- **Task brief**
Write out the material again word for word, dropping any images it holds.

- **Information supplied**
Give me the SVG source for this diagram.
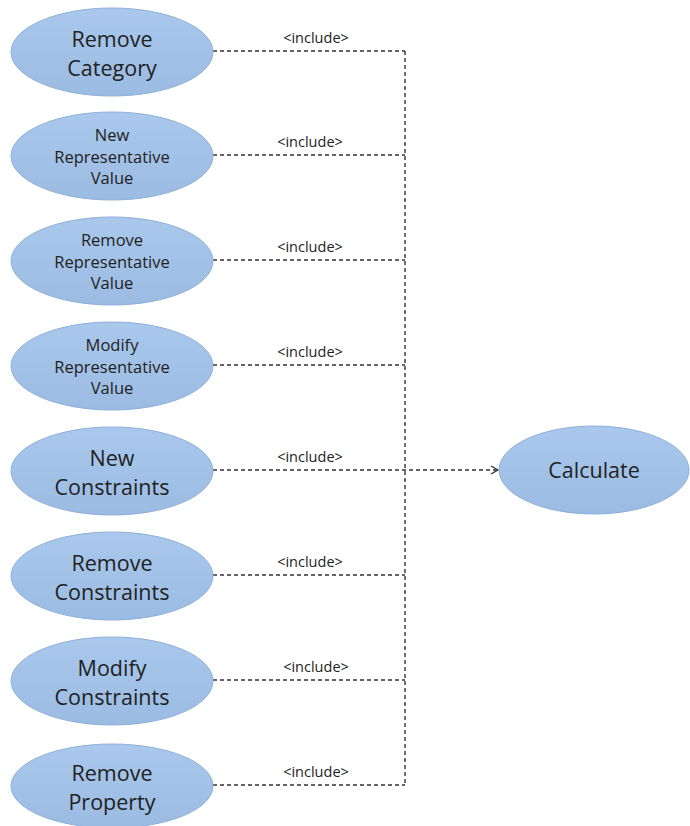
<svg xmlns="http://www.w3.org/2000/svg" width="690" height="826" viewBox="0 0 690 826">
<defs>
<linearGradient id="g" x1="0" y1="0" x2="0" y2="1">
<stop offset="0" stop-color="#a9c8ec"/>
<stop offset="1" stop-color="#9bbbe2"/>
</linearGradient>
<marker id="arr" markerWidth="12" markerHeight="12" refX="10" refY="6" orient="auto" markerUnits="userSpaceOnUse">
<path d="M3,2 L10,6 L3,10" fill="none" stroke="#333" stroke-width="1.3"/>
</marker>
</defs>
<style>
.uc{fill:url(#g);stroke:#8eb0da;stroke-width:1}
.big{font-family:"Open Sans","Noto Sans",sans-serif;font-size:21.5px;fill:#222;text-anchor:middle}
.sm{font-family:"Open Sans","Noto Sans",sans-serif;font-size:16.5px;fill:#222;text-anchor:middle}
.lbl{font-family:"Open Sans","Noto Sans",sans-serif;font-size:14.5px;fill:#222;text-anchor:middle}
.c{fill:none;stroke:#333;stroke-width:1.4;stroke-dasharray:4 3}
</style>
<g id="connectors">
<path class="c" d="M213,51 H405"/>
<path class="c" d="M213,155 H405"/>
<path class="c" d="M213,260 H405"/>
<path class="c" d="M213,365 H405"/>
<path class="c" d="M213,575 H405"/>
<path class="c" d="M213,680 H405"/>
<path class="c" d="M213,785 H405"/>
<path class="c" d="M405,51 V785"/>
<path class="c" d="M213,470 H498" marker-end="url(#arr)"/>
<text class="lbl" x="316" y="43">&lt;include&gt;</text>
<text class="lbl" x="310" y="147">&lt;include&gt;</text>
<text class="lbl" x="310" y="252">&lt;include&gt;</text>
<text class="lbl" x="310" y="357">&lt;include&gt;</text>
<text class="lbl" x="310" y="462">&lt;include&gt;</text>
<text class="lbl" x="310" y="567">&lt;include&gt;</text>
<text class="lbl" x="316" y="672">&lt;include&gt;</text>
<text class="lbl" x="316" y="777">&lt;include&gt;</text>
</g>
<g id="removeCategory">
<ellipse class="uc" cx="112" cy="52" rx="101" ry="44"/>
<text class="big" x="112" y="47">Remove</text>
<text class="big" x="112" y="76">Category</text>
</g>
<g id="newRepValue">
<ellipse class="uc" cx="112" cy="156" rx="101" ry="44"/>
<text class="sm" x="112" y="141">New</text>
<text class="sm" x="112" y="163">Representative</text>
<text class="sm" x="112" y="184">Value</text>
</g>
<g id="removeRepValue">
<ellipse class="uc" cx="112" cy="261" rx="101" ry="44"/>
<text class="sm" x="112" y="246">Remove</text>
<text class="sm" x="112" y="268">Representative</text>
<text class="sm" x="112" y="289">Value</text>
</g>
<g id="modifyRepValue">
<ellipse class="uc" cx="112" cy="366" rx="101" ry="44"/>
<text class="sm" x="112" y="351">Modify</text>
<text class="sm" x="112" y="373">Representative</text>
<text class="sm" x="112" y="394">Value</text>
</g>
<g id="newConstraints">
<ellipse class="uc" cx="112" cy="471" rx="101" ry="44"/>
<text class="big" x="112" y="466">New</text>
<text class="big" x="112" y="495">Constraints</text>
</g>
<g id="removeConstraints">
<ellipse class="uc" cx="112" cy="576" rx="101" ry="44"/>
<text class="big" x="112" y="571">Remove</text>
<text class="big" x="112" y="600">Constraints</text>
</g>
<g id="modifyConstraints">
<ellipse class="uc" cx="112" cy="681" rx="101" ry="44"/>
<text class="big" x="112" y="676">Modify</text>
<text class="big" x="112" y="705">Constraints</text>
</g>
<g id="removeProperty">
<ellipse class="uc" cx="112" cy="786" rx="101" ry="42"/>
<text class="big" x="112" y="781">Remove</text>
<text class="big" x="112" y="810">Property</text>
</g>
<g id="calculate">
<ellipse class="uc" cx="594" cy="470" rx="95" ry="44"/>
<text class="big" x="594" y="478">Calculate</text>
</g>
</svg>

- **Response to this exercise**
Give me the SVG source for this diagram.
<svg xmlns="http://www.w3.org/2000/svg" width="690" height="826" viewBox="0 0 690 826">
<defs>
<linearGradient id="g" x1="0" y1="0" x2="0" y2="1">
<stop offset="0" stop-color="#a9c8ec"/>
<stop offset="1" stop-color="#9bbbe2"/>
</linearGradient>
<marker id="arr" markerWidth="12" markerHeight="12" refX="10" refY="6" orient="auto" markerUnits="userSpaceOnUse">
<path d="M3,2 L10,6 L3,10" fill="none" stroke="#333" stroke-width="1.3"/>
</marker>
</defs>
<style>
.uc{fill:url(#g);stroke:#8eb0da;stroke-width:1}
.big{font-family:"Open Sans","Noto Sans",sans-serif;font-size:21.5px;fill:#222;text-anchor:middle}
.sm{font-family:"Open Sans","Noto Sans",sans-serif;font-size:16.5px;fill:#222;text-anchor:middle}
.lbl{font-family:"Open Sans","Noto Sans",sans-serif;font-size:14.5px;fill:#222;text-anchor:middle}
.c{fill:none;stroke:#333;stroke-width:1.4;stroke-dasharray:4 3}
</style>
<g id="connectors">
<path class="c" d="M213,51 H405"/>
<path class="c" d="M213,155 H405"/>
<path class="c" d="M213,260 H405"/>
<path class="c" d="M213,365 H405"/>
<path class="c" d="M213,575 H405"/>
<path class="c" d="M213,680 H405"/>
<path class="c" d="M213,785 H405"/>
<path class="c" d="M405,51 V785"/>
<path class="c" d="M213,470 H498" marker-end="url(#arr)"/>
<text class="lbl" x="316" y="43">&lt;include&gt;</text>
<text class="lbl" x="310" y="147">&lt;include&gt;</text>
<text class="lbl" x="310" y="252">&lt;include&gt;</text>
<text class="lbl" x="310" y="357">&lt;include&gt;</text>
<text class="lbl" x="310" y="462">&lt;include&gt;</text>
<text class="lbl" x="310" y="567">&lt;include&gt;</text>
<text class="lbl" x="316" y="672">&lt;include&gt;</text>
<text class="lbl" x="316" y="777">&lt;include&gt;</text>
</g>
<g id="removeCategory">
<ellipse class="uc" cx="112" cy="52" rx="101" ry="44"/>
<text class="big" x="112" y="47">Remove</text>
<text class="big" x="112" y="76">Category</text>
</g>
<g id="newRepValue">
<ellipse class="uc" cx="112" cy="156" rx="101" ry="44"/>
<text class="sm" x="112" y="141">New</text>
<text class="sm" x="112" y="163">Representative</text>
<text class="sm" x="112" y="184">Value</text>
</g>
<g id="removeRepValue">
<ellipse class="uc" cx="112" cy="261" rx="101" ry="44"/>
<text class="sm" x="112" y="246">Remove</text>
<text class="sm" x="112" y="268">Representative</text>
<text class="sm" x="112" y="289">Value</text>
</g>
<g id="modifyRepValue">
<ellipse class="uc" cx="112" cy="366" rx="101" ry="44"/>
<text class="sm" x="112" y="351">Modify</text>
<text class="sm" x="112" y="373">Representative</text>
<text class="sm" x="112" y="394">Value</text>
</g>
<g id="newConstraints">
<ellipse class="uc" cx="112" cy="471" rx="101" ry="44"/>
<text class="big" x="112" y="466">New</text>
<text class="big" x="112" y="495">Constraints</text>
</g>
<g id="removeConstraints">
<ellipse class="uc" cx="112" cy="576" rx="101" ry="44"/>
<text class="big" x="112" y="571">Remove</text>
<text class="big" x="112" y="600">Constraints</text>
</g>
<g id="modifyConstraints">
<ellipse class="uc" cx="112" cy="681" rx="101" ry="44"/>
<text class="big" x="112" y="676">Modify</text>
<text class="big" x="112" y="705">Constraints</text>
</g>
<g id="removeProperty">
<ellipse class="uc" cx="112" cy="786" rx="101" ry="42"/>
<text class="big" x="112" y="781">Remove</text>
<text class="big" x="112" y="810">Property</text>
</g>
<g id="calculate">
<ellipse class="uc" cx="594" cy="470" rx="95" ry="44"/>
<text class="big" x="594" y="478">Calculate</text>
</g>
</svg>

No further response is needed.